Ms. Thyda is 24- year-old woman living in a small house with her family on the side of an abandoned railway in Phnom Penh. Her house is part of a community of pieced-together houses, colloquially referred to as a slum. It is in this very same community where the incident leading to her detention and upcoming trial occurred. Her possible charge is intentional violence with aggression.
It all began when her monthly 64-dollar paycheck went missing from her locker, which she suspects was stolen. In order to pay her bills, she was forced to ask a man from her community for a loan. Unfortunately, Ms. Thyda caught him at the wrong time as he was on his porch visibly intoxicated. He started calling her names, belligerently insulting her and her family. He then proceeded to throw food and metal objects at her. Eventually the situation escalated into a physical altercation. It is at this point that an unknown group of men arrived and proceeded to beat the man up. Though she left quickly, Ms. Thyda did not escape without being severely beaten.
Ms. Thyda was aware of the fact that this man was a government informant living in the slums to provide information about the goings-on in the community. This frightened her because these connections made him a dangerous man to upset and could mean extreme prejudice and injustice against her. As it turns out, he was so upset that he called his friends at the police station and blamed the entire incident on this young woman who had come to him for help.
The police asked Ms. Thyda to come give her statement at the station. Since she felt she did nothing wrong, she went to the station right away. However, instead of taking her statement they decided to keep her in custody until the investigation started. She was not informed of any time limit on her custody and feared that she could be kept there indefinitely. It is hard to say how long she may have stayed had International Bridges to Justice not intervened.
There is no time limit, no oversight; she could have been detained for however long they saw fit. As no charges were made, Ms. Thyda was not read her rights. She was thrown into a damp10x10 foot cell with no light other than a 4×6 inch window. The conditions were deplorable. There was no bed, sheets, or ventilation at all. Though prison conditions are already poor, custody conditions are even less monitored due to the fact that they are meant to be short term holding facilities. Conditions vary from lush cells, usually reserved for the wealthy, to what Ms. Thyda unfortunately experienced. She was in custody for five days during which time she was provided absolutely no food or water. Luckily her family was able to bring her what little sustenance they could afford to keep her going. Looking back at those five long days in the custody, Ms. Thyda said, “I felt absolutely hopeless. I was hungry, tired, scared and I knew that nobody was coming to help me. I felt depressed because at this point, my life seemed to be over.”

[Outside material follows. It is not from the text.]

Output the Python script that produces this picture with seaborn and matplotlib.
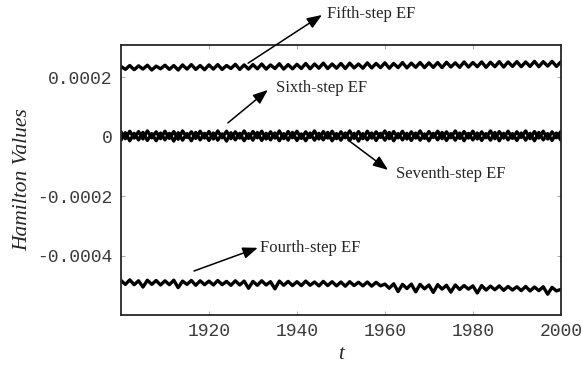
import numpy as np
import pandas as pd
import matplotlib
matplotlib.use("Agg")
import matplotlib.pyplot as plt
import seaborn as sns

# yearly values, in units of 1e-6
years = list(range(1900, 2001))

fifth = [236, 226, 239, 225, 238, 227, 240, 224, 237, 228,
         240, 226, 239, 224, 241, 227, 242, 226, 239, 225,
         241, 227, 242, 226, 239, 229, 243, 226, 241, 227,
         242, 228, 244, 227, 241, 229, 245, 227, 242, 228,
         243, 229, 246, 228, 244, 230, 247, 229, 244, 230,
         246, 229, 247, 231, 244, 230, 248, 231, 246, 232,
         248, 230, 246, 232, 249, 231, 247, 233, 249, 232,
         248, 233, 249, 232, 250, 234, 248, 233, 251, 234,
         249, 235, 251, 233, 250, 235, 252, 234, 251, 236,
         252, 235, 251, 236, 253, 235, 252, 237, 253, 236,
         251]

sixth = [16, -7, 18, -5, 17, -8, 19, -4, 16, -7,
         18, -6, 17, -9, 19, -3, 16, -6, 18, -5,
         17, -8, 19, -4, 18, -7, 16, -5, 19, -6,
         17, -4, 18, -8, 16, -5, 19, -7, 17, -4,
         18, -6, 16, -3, 19, -8, 17, -5, 18, -7,
         16, -4, 19, -6, 17, -7, 18, -5, 16, -3,
         19, -7, 17, -4, 18, -8, 16, -5, 19, -6,
         17, -3, 18, -7, 16, -4, 19, -6, 17, -5,
         18, -8, 16, -4, 19, -7, 17, -5, 18, -6,
         16, -3, 19, -7, 17, -5, 18, -8, 16, -4,
         17]

seventh = [-12, 13, -14, 11, -11, 14, -13, 10, -14, 12,
           -11, 11, -15, 13, -12, 10, -14, 14, -11, 11,
           -13, 12, -12, 9, -15, 13, -11, 11, -14, 10,
           -12, 14, -13, 11, -11, 12, -14, 10, -12, 14,
           -13, 9, -14, 12, -12, 11, -11, 14, -14, 10,
           -12, 12, -13, 11, -15, 10, -11, 12, -13, 11,
           -12, 14, -14, 10, -11, 11, -13, 12, -12, 9,
           -14, 11, -11, 14, -13, 10, -12, 12, -14, 11,
           -11, 12, -13, 10, -12, 14, -14, 11, -11, 10,
           -13, 12, -12, 11, -14, 14, -11, 10, -13, 12,
           -12]

fourth = [-484, -497, -482, -498, -485, -506, -483, -497, -484, -499,
          -485, -498, -483, -508, -486, -497, -484, -500, -485, -498,
          -486, -499, -484, -498, -487, -500, -485, -499, -486, -510,
          -487, -500, -485, -499, -488, -512, -486, -500, -487, -501,
          -488, -501, -486, -500, -489, -502, -487, -501, -488, -502,
          -489, -503, -488, -501, -490, -502, -489, -503, -490, -502,
          -496, -510, -495, -521, -497, -511, -496, -522, -497, -512,
          -499, -524, -498, -513, -500, -523, -499, -514, -501, -513,
          -502, -526, -501, -516, -503, -515, -502, -517, -504, -516,
          -505, -518, -504, -519, -506, -518, -505, -530, -507, -519,
          -514]

series = {"Fifth-step EF": fifth, "Sixth-step EF": sixth,
          "Seventh-step EF": seventh, "Fourth-step EF": fourth}

df = pd.DataFrame({"t": years})
for name, vals in series.items():
    df[name] = np.array(vals) * 1e-6
long = df.melt(id_vars="t", var_name="series", value_name="H")

sns.set_style("ticks")
serif = ["Liberation Serif", "DejaVu Serif"]
mono = ["Liberation Mono", "DejaVu Sans Mono"]

fig = plt.figure(figsize=(5.83, 3.68), dpi=100)
ax = fig.add_axes([0.2075, 0.144, 0.7545, 0.7337])

sns.lineplot(data=long, x="t", y="H", units="series", estimator=None,
             color="black", linewidth=2.4, ax=ax, legend=False)

ax.set_xlim(1900, 2000)
ax.set_ylim(-0.0006, 0.000308)
ax.set_xticks([1920, 1940, 1960, 1980, 2000])
ax.set_yticks([0.0002, 0, -0.0002, -0.0004])
ax.set_yticklabels(["0.0002", "0", "-0.0002", "-0.0004"])
ax.tick_params(direction="in", length=3, width=0.6, color="#999999",
               top=True, right=True, labelsize=13, labelcolor="#3a3a3a", pad=6)
for lab in ax.get_xticklabels() + ax.get_yticklabels():
    lab.set_family(mono)
for s in ax.spines.values():
    s.set_linewidth(1.3)

ax.set_xlabel("t", family=serif, style="italic", fontsize=15, labelpad=3)
ax.set_ylabel("Hamilton Values", family=serif, style="italic", fontsize=15.5, labelpad=4)

arrow = dict(arrowstyle="-|>,head_length=0.9,head_width=0.35", color="black",
             lw=1.1, shrinkA=0, shrinkB=0)
notes = [
    ("Fifth-step EF", (1945.7, 0.000409), (1928.9, 0.000247), (1946.8, 0.000412)),
    ("Sixth-step EF", (1933.4, 0.000157), (1924.3, 0.000046), (1935.2, 0.000163)),
    ("Seventh-step EF", (1960.7, -0.000112), (1951.6, -0.0000113), (1962.5, -0.000126)),
    ("Fourth-step EF", (1931.1, -0.000374), (1916.6, -0.000452), (1931.6, -0.000376)),
]
for label, head, tail, txt in notes:
    ax.annotate("", xy=head, xytext=tail, arrowprops=arrow, annotation_clip=False)
    ax.text(txt[0], txt[1], label, family=serif, fontsize=12, va="center",
            ha="left", clip_on=False)

fig.savefig("out.png", dpi=100)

IBJ is known by many other organizations in Cambodia as one of the only viable options to turn in a situation like this. There are groups that particularly try to look after service workers in Phnom Penh. Luckily, the restaurant Ms. Thyda works for is connected to one such group that specifically looks after women who work night jobs. After hearing about her situation, the organization contacted IBJ for help. An IBJ attorney was able to meet with Ms. Thyda the very next day, listen to her story, and get her released from custody that same day. Since there were no existing charges, there was no bail or hearing.
As Ms. Thyda’s case demonstrates, early access to council is essential. Lawyers play an integral role in advocating and protecting prisoner’s rights within the legal system. Ms. Thyda could have easily been in custody for months before any investigation even started. She has not been charged with anything yet, but if she is, IBJ will be by her side defending her rights every step of the way.